The DONR and DAMT variables are set to “NA” for the test set. Use the guidelines provided in the R script file “TeamProjectEx.R” to fulfill the following requirements.
[Note: To help you with coding sample codes are provided in TeamProjectEx.R. You may want to modify it or write your own codes as per project requirement. You may not be able to use the code as is. ]
- Develop a classification model for the DONR variable using any of the variables as predictors (except ID and DAMT). Fit all candidate models using the training data and evaluate the fitted models using the validation data. Use “maximum profit” as the evaluation criteria and use your final selected classification model to classify DONR responses in the test dataset (the R script file “TeamProjectEx.R” provides details).
- Develop a prediction model for the DAMT variable using any (or all) of the variables as predictors (except ID and DONR). Use only the data records for which DONR = 1. Fit all candidate models using the training data and evaluate the fitted models using the validation data. Use “mean prediction error” as the evaluation criteria and use your final selected prediction model to predict DAMT responses in the test dataset (the R script file “TeamProjectEx.R” provides details).
- Save your test set classifications and predictions into a .xls/.xlsx file and one person from the team should submit this by the project deadline. Your test set classifications and predictions will be compared with the actual test set values of DONR and DAMT.
- One person from the team should also submit the project report by the project deadline.
- The report should be no more than 10 single-spaced pages long.
- It should include all substantive details of your analyses (the key word here is “substantive”).
- The report should have sections (e.g., Introduction, Analysis, Results, Conclusion) and provide sufficient details that anyone with a reasonable statistics background could understand exactly what you’ve done.
- Feel free to briefly mention any exploratory aspects from your analyses, but do not devote a lot of space to discussions of dead-ends, pursuit of unproductive ideas, coding problems, etc.
- Consider using tables and figures to enhance your report.
- Do not embed R code in the body of your report; instead attach the code in an appendix. The appendix does not count towards the page limit.
- 12 marks based on the profit you achieve for your classification model on the test set.
- 12 marks based on the mean prediction error you achieve for your prediction model on the test set.
- 6 marks for the quality of your report (including: clarity of writing, organization, and layout; appropriate use of tables and figures; careful proof-reading to minimize (not necessarily eliminate) typos, incorrect spelling, and grammatical errors; adherence to report guidelines above).
-
Start by running the code in the R script file “TeamProjectEx.R.” Then adapt the code to build your own models.

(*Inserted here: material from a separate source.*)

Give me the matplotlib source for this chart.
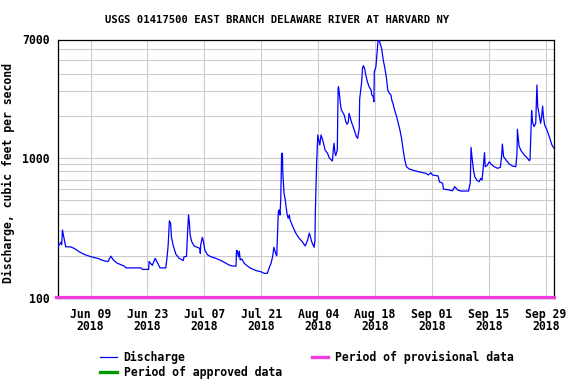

The script file just includes linear discriminant analysis, logistic regression, and linear regression, but you should consider applying as many of the techniques we’ve covered in class as you can.
-
Feel free to use any transformations of the predictor variables – some are included in the R script file as examples. However, do not transform either DONR or DAMT. The predictor transformations in the R script file are purely illustrative. You can use any transformations you can think of for any of the predictors:
- Sometimes predictor transformations can be suggested by thinking about the underlying data. For example, one rationale for trying a quadratic transformation in a linear regression model is if you believe there is a possibility that the association between the response and that predictor (controlling for all the other included predictors) is non-linear. Perhaps average gifts tend to increase with donor's incomes but then level off when incomes are very high? Similar arguments can be made for classification models. Another type of transformation that may be suggested by the application at hand is indicator variables for certain "interesting" quantitative predictor variable values (e.g., if observations with X1=0 behave differently to observations with X1>0, then an indicator variable that is 1 for observations with X1=0 and 0 for observations with X1>0 may be helpful).
- Other times, transformations are tried in a more exploratory, ad-hoc way. For example, a log transformation is often used for highly skewed variables (although sometimes the log transformation is "too strong" and a square root transformation may be better, while at other times the log transformation is "not strong enough" and a reciprocal or negative square root transformation may be better).
- You can, if you wish, try either of these approaches for this project. You may not have enough time to be fully comprehensive in trying every possibility you can think of, so you may have to be selective and allocate your time carefully (just as in any real-world project where time and cost constraint always limit what you can do).
-
It is worth spending some time seeing if there are any unimportant predictor terms that are merely adding noise to the predictions, thereby harming the ability of the model to predict test data. Simplifying your model by removing such terms can bring model improvements.
-
To calculate profit for a particular classification model applied to the validation data, remember that each donor donates $14.50 on average and each mailing costs $2. So, to find an “ordered profit function” (ordered from most likely donor to least likely):
- Calculate the posterior probabilities for the validation dataset;
- Sort DONR in order of the posterior probabilities from highest to lowest;
- Calculate the cumulative sum of (14.5 * DONR – 2) as you go down the list.
Then find the maximum of this profit function. The R script file “TeamProjectEx.R” describes how to do this.
-
To classify DONR responses in the test dataset you need to account for the “weighted sampling” (sometimes called “over-sampling”). Since the validation data response rate is 0.5 but the test data response rate is 0.1, the optimal mailing rate in the validation data needs to be adjusted before you apply it to the test data. Suppose the optimal validation mailing rate (corresponding to the maximum profit) is 0.7:
- Adjust this mailing rate using 0.7/(0.5/0.1) = 0.14;
- Adjust the “non-mailing rate” using (1–0.7)/((1–0.5)/(1–0.1)) = 0.54;
- Scale the mailing rate so that it is a proportion: 0.14/(0.14+0.54) = 0.206.
The optimal test mailing rate is thus 0.206. The R script file “TeamProjectEx.R” provides full details of how to do this adjustment. You may find the following link helpful: http://blog.data-miners.com/2009/09/ (If copying and pasting this link is unsuccessful, please type it in. It is a valid link.)
-
Remember that this is a team project, so work as a team. Everyone in the team will receive the same grade for the project unless it is brought to my attention that someone has tried to get a free ride, whereby his or her grade can be reduced.